The Frequency-Pattern Test
Start with frequency. If you do a task daily or weekly, automating it with a skill saves meaningful time. If you do it once a quarter, the time investment to build a skill probably isn’t worth it. Your daily and weekly repeaters are gold mines for skills because the time savings compound with every repetition.
Then check for pattern. Does the task follow roughly the same steps each time? When you write a community post, do you follow a similar structure — hook, teaching point, discussion question? When you draft an email, do you use a similar format — greeting, value, call to action? If you can identify the pattern, a skill can replicate it. If every instance is genuinely different with no shared structure, it’s not a skill candidate.
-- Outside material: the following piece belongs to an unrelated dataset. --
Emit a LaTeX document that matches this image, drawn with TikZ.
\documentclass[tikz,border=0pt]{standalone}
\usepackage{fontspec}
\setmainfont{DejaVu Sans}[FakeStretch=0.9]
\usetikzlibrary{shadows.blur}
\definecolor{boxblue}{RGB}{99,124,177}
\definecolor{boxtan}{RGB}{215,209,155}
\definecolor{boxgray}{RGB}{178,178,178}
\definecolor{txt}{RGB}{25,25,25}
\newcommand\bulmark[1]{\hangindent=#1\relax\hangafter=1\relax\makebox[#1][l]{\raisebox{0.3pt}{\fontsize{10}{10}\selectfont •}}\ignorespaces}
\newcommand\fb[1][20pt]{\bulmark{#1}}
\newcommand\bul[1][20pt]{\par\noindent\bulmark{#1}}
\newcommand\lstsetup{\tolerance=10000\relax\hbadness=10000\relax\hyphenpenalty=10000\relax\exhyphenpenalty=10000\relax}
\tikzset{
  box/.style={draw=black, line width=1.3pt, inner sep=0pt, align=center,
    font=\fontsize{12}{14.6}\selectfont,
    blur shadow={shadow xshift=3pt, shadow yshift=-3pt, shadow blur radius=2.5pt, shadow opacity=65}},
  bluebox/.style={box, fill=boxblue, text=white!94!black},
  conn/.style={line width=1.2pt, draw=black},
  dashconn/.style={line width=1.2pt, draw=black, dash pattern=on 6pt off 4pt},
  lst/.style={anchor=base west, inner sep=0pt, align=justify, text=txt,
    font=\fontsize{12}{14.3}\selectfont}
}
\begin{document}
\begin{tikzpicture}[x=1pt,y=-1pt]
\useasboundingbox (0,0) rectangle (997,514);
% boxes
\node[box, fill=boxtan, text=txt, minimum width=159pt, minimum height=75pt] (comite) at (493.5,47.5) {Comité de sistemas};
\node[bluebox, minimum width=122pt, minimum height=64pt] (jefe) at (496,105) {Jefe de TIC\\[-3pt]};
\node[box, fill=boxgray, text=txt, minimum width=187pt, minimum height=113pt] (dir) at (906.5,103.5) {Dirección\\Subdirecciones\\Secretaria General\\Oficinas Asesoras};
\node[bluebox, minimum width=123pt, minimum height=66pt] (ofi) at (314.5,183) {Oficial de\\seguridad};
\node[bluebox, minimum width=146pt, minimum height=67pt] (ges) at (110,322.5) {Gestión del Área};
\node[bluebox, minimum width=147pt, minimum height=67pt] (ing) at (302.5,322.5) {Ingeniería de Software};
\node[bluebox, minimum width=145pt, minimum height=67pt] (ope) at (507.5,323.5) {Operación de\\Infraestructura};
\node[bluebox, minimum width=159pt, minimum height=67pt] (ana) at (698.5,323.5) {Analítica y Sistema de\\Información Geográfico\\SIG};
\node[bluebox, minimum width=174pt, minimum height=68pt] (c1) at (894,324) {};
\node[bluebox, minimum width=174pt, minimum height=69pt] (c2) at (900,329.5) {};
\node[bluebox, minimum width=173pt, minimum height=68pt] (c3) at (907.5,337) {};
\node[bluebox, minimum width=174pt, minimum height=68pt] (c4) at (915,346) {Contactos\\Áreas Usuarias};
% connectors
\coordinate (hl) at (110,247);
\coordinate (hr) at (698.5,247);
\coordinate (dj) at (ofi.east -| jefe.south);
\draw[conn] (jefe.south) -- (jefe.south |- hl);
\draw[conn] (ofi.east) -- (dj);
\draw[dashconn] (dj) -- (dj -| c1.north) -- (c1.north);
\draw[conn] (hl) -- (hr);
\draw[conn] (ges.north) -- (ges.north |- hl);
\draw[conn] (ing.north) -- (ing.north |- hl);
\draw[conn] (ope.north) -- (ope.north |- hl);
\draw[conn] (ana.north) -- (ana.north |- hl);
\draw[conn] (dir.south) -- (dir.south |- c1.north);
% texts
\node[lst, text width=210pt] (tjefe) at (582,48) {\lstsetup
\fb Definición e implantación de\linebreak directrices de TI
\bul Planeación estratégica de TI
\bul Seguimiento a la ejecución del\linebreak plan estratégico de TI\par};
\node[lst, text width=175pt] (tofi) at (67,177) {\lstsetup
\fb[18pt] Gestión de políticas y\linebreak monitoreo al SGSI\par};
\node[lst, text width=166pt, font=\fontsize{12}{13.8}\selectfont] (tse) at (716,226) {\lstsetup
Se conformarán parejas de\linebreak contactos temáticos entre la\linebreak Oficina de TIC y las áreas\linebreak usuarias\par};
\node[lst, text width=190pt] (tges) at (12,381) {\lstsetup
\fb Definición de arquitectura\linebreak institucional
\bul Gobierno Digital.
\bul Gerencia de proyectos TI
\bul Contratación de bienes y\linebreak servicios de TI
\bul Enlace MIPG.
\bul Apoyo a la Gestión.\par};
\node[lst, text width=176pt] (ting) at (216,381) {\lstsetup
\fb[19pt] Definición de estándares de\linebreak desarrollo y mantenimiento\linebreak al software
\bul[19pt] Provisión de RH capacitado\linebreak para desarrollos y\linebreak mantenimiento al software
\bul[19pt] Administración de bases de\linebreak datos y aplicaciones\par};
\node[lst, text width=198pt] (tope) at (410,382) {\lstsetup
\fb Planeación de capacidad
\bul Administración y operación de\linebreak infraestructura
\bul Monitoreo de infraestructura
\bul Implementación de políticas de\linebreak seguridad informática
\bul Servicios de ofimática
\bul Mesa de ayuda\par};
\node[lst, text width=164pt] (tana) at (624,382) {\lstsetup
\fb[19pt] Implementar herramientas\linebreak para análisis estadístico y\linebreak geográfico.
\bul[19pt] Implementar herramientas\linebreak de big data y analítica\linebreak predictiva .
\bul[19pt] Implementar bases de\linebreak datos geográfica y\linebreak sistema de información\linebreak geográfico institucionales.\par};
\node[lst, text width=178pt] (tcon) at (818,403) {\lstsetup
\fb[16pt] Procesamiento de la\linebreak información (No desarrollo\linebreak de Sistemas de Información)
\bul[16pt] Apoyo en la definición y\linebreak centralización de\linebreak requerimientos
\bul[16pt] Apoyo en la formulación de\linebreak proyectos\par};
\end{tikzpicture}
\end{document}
Think of it like looking at your week and circling the tasks that feel like “same stuff, different day.” Those are your skill candidates. The tasks that feel genuinely novel and creative each time are the ones you should keep doing manually — those are where your expertise shines.
The Delegation Test
Here’s a simple test that works every time: could you train a competent assistant to do this task by giving them a written briefing? If you could write a two-paragraph instruction set — audience, format, tone, quality standard, output example — and a capable person could follow it, then a skill-based agent can follow it too. If the task requires context that lives in your head, intuition that’s hard to articulate, or decisions that change based on factors you can’t predict, keep it human.
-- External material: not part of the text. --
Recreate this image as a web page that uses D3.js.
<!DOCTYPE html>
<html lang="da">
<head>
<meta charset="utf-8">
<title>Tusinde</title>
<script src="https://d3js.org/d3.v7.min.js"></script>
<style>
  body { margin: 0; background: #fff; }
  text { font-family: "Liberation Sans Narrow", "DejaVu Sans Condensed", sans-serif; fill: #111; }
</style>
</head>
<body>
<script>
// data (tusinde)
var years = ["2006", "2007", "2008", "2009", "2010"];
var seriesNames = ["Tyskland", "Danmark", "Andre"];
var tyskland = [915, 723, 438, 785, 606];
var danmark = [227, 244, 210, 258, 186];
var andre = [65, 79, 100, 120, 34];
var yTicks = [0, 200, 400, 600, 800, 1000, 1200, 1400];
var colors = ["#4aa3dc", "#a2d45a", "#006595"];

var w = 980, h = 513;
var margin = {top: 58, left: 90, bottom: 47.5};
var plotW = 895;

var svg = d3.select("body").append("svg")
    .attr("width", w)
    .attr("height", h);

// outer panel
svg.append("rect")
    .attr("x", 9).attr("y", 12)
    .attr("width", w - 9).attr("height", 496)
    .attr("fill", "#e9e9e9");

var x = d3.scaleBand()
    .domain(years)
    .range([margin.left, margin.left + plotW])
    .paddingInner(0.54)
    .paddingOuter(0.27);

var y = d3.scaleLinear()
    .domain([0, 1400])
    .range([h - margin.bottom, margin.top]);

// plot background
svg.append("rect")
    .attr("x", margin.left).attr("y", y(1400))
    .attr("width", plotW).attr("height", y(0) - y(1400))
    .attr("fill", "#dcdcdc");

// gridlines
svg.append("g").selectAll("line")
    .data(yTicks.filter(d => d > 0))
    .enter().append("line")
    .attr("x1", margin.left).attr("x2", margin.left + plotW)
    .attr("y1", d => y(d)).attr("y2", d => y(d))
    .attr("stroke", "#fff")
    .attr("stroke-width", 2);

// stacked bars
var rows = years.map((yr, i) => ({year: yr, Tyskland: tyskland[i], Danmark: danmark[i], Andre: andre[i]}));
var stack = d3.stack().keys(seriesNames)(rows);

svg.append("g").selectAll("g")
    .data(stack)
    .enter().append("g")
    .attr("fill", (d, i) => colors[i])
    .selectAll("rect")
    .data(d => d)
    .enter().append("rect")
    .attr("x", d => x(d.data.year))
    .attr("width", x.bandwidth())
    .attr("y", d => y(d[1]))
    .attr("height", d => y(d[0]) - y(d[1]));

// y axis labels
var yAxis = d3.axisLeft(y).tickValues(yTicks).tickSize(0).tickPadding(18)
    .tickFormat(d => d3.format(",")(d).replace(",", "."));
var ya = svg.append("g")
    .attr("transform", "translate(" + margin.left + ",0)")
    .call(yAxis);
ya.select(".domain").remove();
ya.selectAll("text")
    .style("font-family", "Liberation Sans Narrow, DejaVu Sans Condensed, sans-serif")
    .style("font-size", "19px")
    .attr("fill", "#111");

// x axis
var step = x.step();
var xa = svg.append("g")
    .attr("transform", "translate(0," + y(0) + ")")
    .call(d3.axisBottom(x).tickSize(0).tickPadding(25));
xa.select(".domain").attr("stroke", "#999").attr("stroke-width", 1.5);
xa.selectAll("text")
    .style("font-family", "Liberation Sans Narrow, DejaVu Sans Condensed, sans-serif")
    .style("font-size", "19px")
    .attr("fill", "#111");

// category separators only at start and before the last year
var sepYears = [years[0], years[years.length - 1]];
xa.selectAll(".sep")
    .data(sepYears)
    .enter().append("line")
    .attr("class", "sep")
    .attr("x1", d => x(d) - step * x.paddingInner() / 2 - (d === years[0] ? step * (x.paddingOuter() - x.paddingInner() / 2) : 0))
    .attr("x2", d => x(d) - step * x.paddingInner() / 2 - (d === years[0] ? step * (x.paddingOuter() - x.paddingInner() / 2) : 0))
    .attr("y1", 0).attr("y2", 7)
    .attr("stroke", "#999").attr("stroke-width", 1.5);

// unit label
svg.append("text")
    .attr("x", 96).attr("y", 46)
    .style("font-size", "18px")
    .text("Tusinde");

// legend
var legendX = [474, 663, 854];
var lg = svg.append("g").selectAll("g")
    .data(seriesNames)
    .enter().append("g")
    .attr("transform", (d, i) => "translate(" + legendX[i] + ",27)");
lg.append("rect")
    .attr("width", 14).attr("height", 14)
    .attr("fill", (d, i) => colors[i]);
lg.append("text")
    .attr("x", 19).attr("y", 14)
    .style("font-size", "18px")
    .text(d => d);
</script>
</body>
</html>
What This Means for Educators
As a coach or course creator, your highest-value skill candidates are probably: weekly community posts, lesson outlines, student welcome emails, discussion prompts, quiz questions, social media content, and newsletter drafts. Each of these follows a pattern, happens regularly, and can be described in clear instructions. Start with the one that takes the most time each week — that’s your biggest win.
The Bottom Line
Audit your weekly tasks. Circle everything you do more than once that follows a pattern. Rank them by time spent. Build a skill for the top one. That single skill will save you enough time to build the next one, creating a virtuous cycle that steadily reclaims your week for the work that only you can do.